▶ **PROBLEM**
Retype each line of the material exactly, please, skipping any picture in it.

-*-

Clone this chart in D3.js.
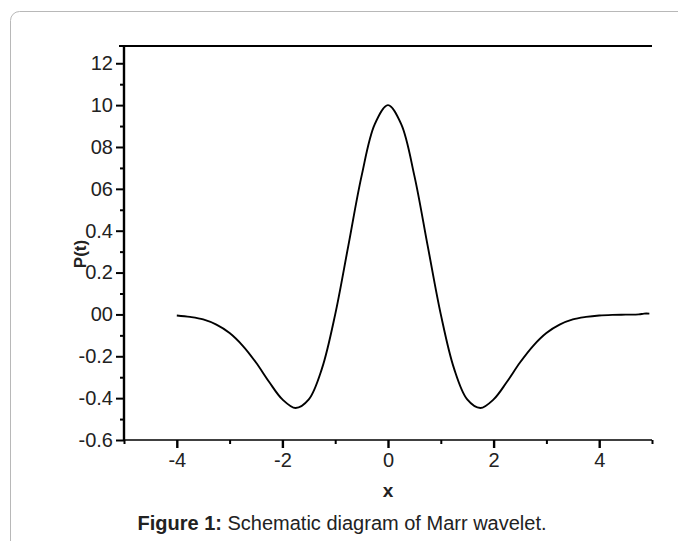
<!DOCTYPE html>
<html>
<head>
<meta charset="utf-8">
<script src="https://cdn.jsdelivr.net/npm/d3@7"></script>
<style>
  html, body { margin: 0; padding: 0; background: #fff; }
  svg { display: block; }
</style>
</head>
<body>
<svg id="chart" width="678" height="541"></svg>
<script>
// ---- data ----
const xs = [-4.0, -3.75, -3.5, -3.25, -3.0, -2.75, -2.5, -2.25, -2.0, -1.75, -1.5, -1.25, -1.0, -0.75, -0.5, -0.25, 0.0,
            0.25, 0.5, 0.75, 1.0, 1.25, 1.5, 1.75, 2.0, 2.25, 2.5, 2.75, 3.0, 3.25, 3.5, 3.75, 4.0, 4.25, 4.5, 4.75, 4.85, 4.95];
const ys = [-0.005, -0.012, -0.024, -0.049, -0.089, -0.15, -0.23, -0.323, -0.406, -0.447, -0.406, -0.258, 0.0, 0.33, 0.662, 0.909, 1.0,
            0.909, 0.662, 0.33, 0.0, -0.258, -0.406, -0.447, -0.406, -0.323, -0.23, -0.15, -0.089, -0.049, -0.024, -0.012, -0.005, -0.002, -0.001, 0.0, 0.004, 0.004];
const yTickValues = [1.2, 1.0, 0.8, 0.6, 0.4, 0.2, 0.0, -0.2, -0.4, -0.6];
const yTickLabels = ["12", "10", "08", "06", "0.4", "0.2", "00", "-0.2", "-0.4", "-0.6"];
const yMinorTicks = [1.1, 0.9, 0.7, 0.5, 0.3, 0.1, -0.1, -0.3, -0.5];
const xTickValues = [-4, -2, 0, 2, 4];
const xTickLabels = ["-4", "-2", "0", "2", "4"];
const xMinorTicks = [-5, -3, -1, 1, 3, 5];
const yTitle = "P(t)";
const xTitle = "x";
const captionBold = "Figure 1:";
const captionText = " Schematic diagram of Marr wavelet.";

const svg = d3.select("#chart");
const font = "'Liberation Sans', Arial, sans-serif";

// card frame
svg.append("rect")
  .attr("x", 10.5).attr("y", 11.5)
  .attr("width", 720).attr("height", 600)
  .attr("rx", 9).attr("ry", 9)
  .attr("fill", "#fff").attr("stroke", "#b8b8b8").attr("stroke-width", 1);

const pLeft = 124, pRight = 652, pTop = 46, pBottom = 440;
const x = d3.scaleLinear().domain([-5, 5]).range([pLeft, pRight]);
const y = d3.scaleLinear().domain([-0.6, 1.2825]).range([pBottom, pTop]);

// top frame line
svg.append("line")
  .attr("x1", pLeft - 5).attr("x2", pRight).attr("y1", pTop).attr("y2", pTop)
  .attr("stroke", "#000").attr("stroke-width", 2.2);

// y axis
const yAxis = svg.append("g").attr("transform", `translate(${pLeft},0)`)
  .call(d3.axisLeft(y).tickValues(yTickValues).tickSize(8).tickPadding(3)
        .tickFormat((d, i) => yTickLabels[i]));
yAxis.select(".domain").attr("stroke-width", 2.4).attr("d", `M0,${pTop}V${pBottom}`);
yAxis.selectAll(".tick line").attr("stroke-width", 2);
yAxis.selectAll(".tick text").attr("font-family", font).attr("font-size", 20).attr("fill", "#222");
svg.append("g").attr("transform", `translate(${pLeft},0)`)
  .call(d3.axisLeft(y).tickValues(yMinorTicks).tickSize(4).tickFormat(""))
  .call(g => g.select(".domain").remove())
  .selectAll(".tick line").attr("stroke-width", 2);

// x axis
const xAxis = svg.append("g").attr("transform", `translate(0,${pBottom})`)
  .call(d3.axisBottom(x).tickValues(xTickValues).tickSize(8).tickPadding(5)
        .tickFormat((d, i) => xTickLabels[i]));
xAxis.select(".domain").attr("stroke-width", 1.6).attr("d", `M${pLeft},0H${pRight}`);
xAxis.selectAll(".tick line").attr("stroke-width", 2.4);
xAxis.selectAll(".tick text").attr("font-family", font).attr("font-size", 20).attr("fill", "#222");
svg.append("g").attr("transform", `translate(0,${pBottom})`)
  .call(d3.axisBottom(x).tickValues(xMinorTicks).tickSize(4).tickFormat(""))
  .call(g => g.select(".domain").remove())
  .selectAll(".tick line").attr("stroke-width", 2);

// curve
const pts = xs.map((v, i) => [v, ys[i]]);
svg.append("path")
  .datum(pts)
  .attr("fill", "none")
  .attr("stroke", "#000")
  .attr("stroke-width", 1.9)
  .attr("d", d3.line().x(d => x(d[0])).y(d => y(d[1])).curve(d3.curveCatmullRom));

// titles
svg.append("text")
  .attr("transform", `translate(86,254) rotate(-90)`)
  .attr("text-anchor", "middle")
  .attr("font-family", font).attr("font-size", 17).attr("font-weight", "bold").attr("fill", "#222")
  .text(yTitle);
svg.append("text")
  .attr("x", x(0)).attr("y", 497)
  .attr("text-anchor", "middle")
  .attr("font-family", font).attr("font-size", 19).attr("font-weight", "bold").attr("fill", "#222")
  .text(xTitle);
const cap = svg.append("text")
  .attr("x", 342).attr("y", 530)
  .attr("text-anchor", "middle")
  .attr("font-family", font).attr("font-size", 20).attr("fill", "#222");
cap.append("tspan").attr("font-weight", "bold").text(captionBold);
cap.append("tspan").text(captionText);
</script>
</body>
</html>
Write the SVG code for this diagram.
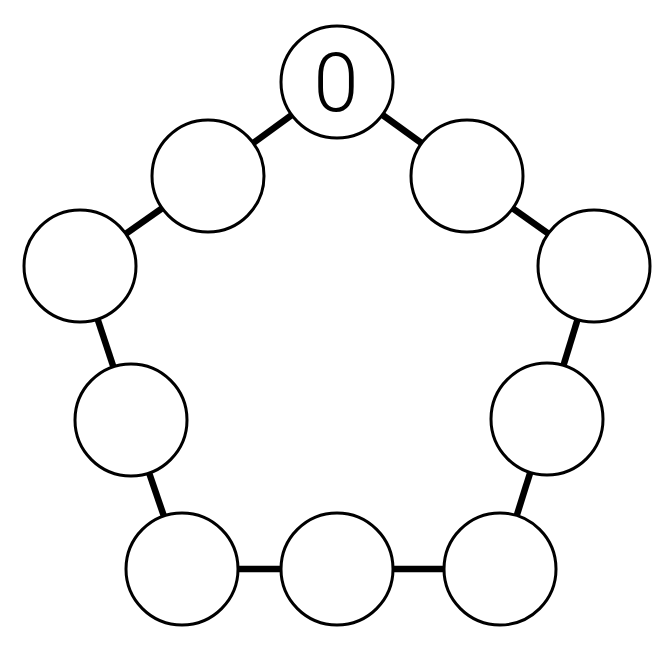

-*-

▶ **FULL ANSWER**
Clone this chart in D3.js.
<!DOCTYPE html>
<html>
<head>
<meta charset="utf-8">
<script src="https://cdn.jsdelivr.net/npm/d3@7"></script>
<style>
  html, body { margin: 0; padding: 0; background: #fff; }
  svg { display: block; }
</style>
</head>
<body>
<svg id="chart" width="678" height="541"></svg>
<script>
// ---- data ----
const xs = [-4.0, -3.75, -3.5, -3.25, -3.0, -2.75, -2.5, -2.25, -2.0, -1.75, -1.5, -1.25, -1.0, -0.75, -0.5, -0.25, 0.0,
            0.25, 0.5, 0.75, 1.0, 1.25, 1.5, 1.75, 2.0, 2.25, 2.5, 2.75, 3.0, 3.25, 3.5, 3.75, 4.0, 4.25, 4.5, 4.75, 4.85, 4.95];
const ys = [-0.005, -0.012, -0.024, -0.049, -0.089, -0.15, -0.23, -0.323, -0.406, -0.447, -0.406, -0.258, 0.0, 0.33, 0.662, 0.909, 1.0,
            0.909, 0.662, 0.33, 0.0, -0.258, -0.406, -0.447, -0.406, -0.323, -0.23, -0.15, -0.089, -0.049, -0.024, -0.012, -0.005, -0.002, -0.001, 0.0, 0.004, 0.004];
const yTickValues = [1.2, 1.0, 0.8, 0.6, 0.4, 0.2, 0.0, -0.2, -0.4, -0.6];
const yTickLabels = ["12", "10", "08", "06", "0.4", "0.2", "00", "-0.2", "-0.4", "-0.6"];
const yMinorTicks = [1.1, 0.9, 0.7, 0.5, 0.3, 0.1, -0.1, -0.3, -0.5];
const xTickValues = [-4, -2, 0, 2, 4];
const xTickLabels = ["-4", "-2", "0", "2", "4"];
const xMinorTicks = [-5, -3, -1, 1, 3, 5];
const yTitle = "P(t)";
const xTitle = "x";
const captionBold = "Figure 1:";
const captionText = " Schematic diagram of Marr wavelet.";

const svg = d3.select("#chart");
const font = "'Liberation Sans', Arial, sans-serif";

// card frame
svg.append("rect")
  .attr("x", 10.5).attr("y", 11.5)
  .attr("width", 720).attr("height", 600)
  .attr("rx", 9).attr("ry", 9)
  .attr("fill", "#fff").attr("stroke", "#b8b8b8").attr("stroke-width", 1);

const pLeft = 124, pRight = 652, pTop = 46, pBottom = 440;
const x = d3.scaleLinear().domain([-5, 5]).range([pLeft, pRight]);
const y = d3.scaleLinear().domain([-0.6, 1.2825]).range([pBottom, pTop]);

// top frame line
svg.append("line")
  .attr("x1", pLeft - 5).attr("x2", pRight).attr("y1", pTop).attr("y2", pTop)
  .attr("stroke", "#000").attr("stroke-width", 2.2);

// y axis
const yAxis = svg.append("g").attr("transform", `translate(${pLeft},0)`)
  .call(d3.axisLeft(y).tickValues(yTickValues).tickSize(8).tickPadding(3)
        .tickFormat((d, i) => yTickLabels[i]));
yAxis.select(".domain").attr("stroke-width", 2.4).attr("d", `M0,${pTop}V${pBottom}`);
yAxis.selectAll(".tick line").attr("stroke-width", 2);
yAxis.selectAll(".tick text").attr("font-family", font).attr("font-size", 20).attr("fill", "#222");
svg.append("g").attr("transform", `translate(${pLeft},0)`)
  .call(d3.axisLeft(y).tickValues(yMinorTicks).tickSize(4).tickFormat(""))
  .call(g => g.select(".domain").remove())
  .selectAll(".tick line").attr("stroke-width", 2);

// x axis
const xAxis = svg.append("g").attr("transform", `translate(0,${pBottom})`)
  .call(d3.axisBottom(x).tickValues(xTickValues).tickSize(8).tickPadding(5)
        .tickFormat((d, i) => xTickLabels[i]));
xAxis.select(".domain").attr("stroke-width", 1.6).attr("d", `M${pLeft},0H${pRight}`);
xAxis.selectAll(".tick line").attr("stroke-width", 2.4);
xAxis.selectAll(".tick text").attr("font-family", font).attr("font-size", 20).attr("fill", "#222");
svg.append("g").attr("transform", `translate(0,${pBottom})`)
  .call(d3.axisBottom(x).tickValues(xMinorTicks).tickSize(4).tickFormat(""))
  .call(g => g.select(".domain").remove())
  .selectAll(".tick line").attr("stroke-width", 2);

// curve
const pts = xs.map((v, i) => [v, ys[i]]);
svg.append("path")
  .datum(pts)
  .attr("fill", "none")
  .attr("stroke", "#000")
  .attr("stroke-width", 1.9)
  .attr("d", d3.line().x(d => x(d[0])).y(d => y(d[1])).curve(d3.curveCatmullRom));

// titles
svg.append("text")
  .attr("transform", `translate(86,254) rotate(-90)`)
  .attr("text-anchor", "middle")
  .attr("font-family", font).attr("font-size", 17).attr("font-weight", "bold").attr("fill", "#222")
  .text(yTitle);
svg.append("text")
  .attr("x", x(0)).attr("y", 497)
  .attr("text-anchor", "middle")
  .attr("font-family", font).attr("font-size", 19).attr("font-weight", "bold").attr("fill", "#222")
  .text(xTitle);
const cap = svg.append("text")
  .attr("x", 342).attr("y", 530)
  .attr("text-anchor", "middle")
  .attr("font-family", font).attr("font-size", 20).attr("fill", "#222");
cap.append("tspan").attr("font-weight", "bold").text(captionBold);
cap.append("tspan").text(captionText);
</script>
</body>
</html>
Write the SVG code for this diagram.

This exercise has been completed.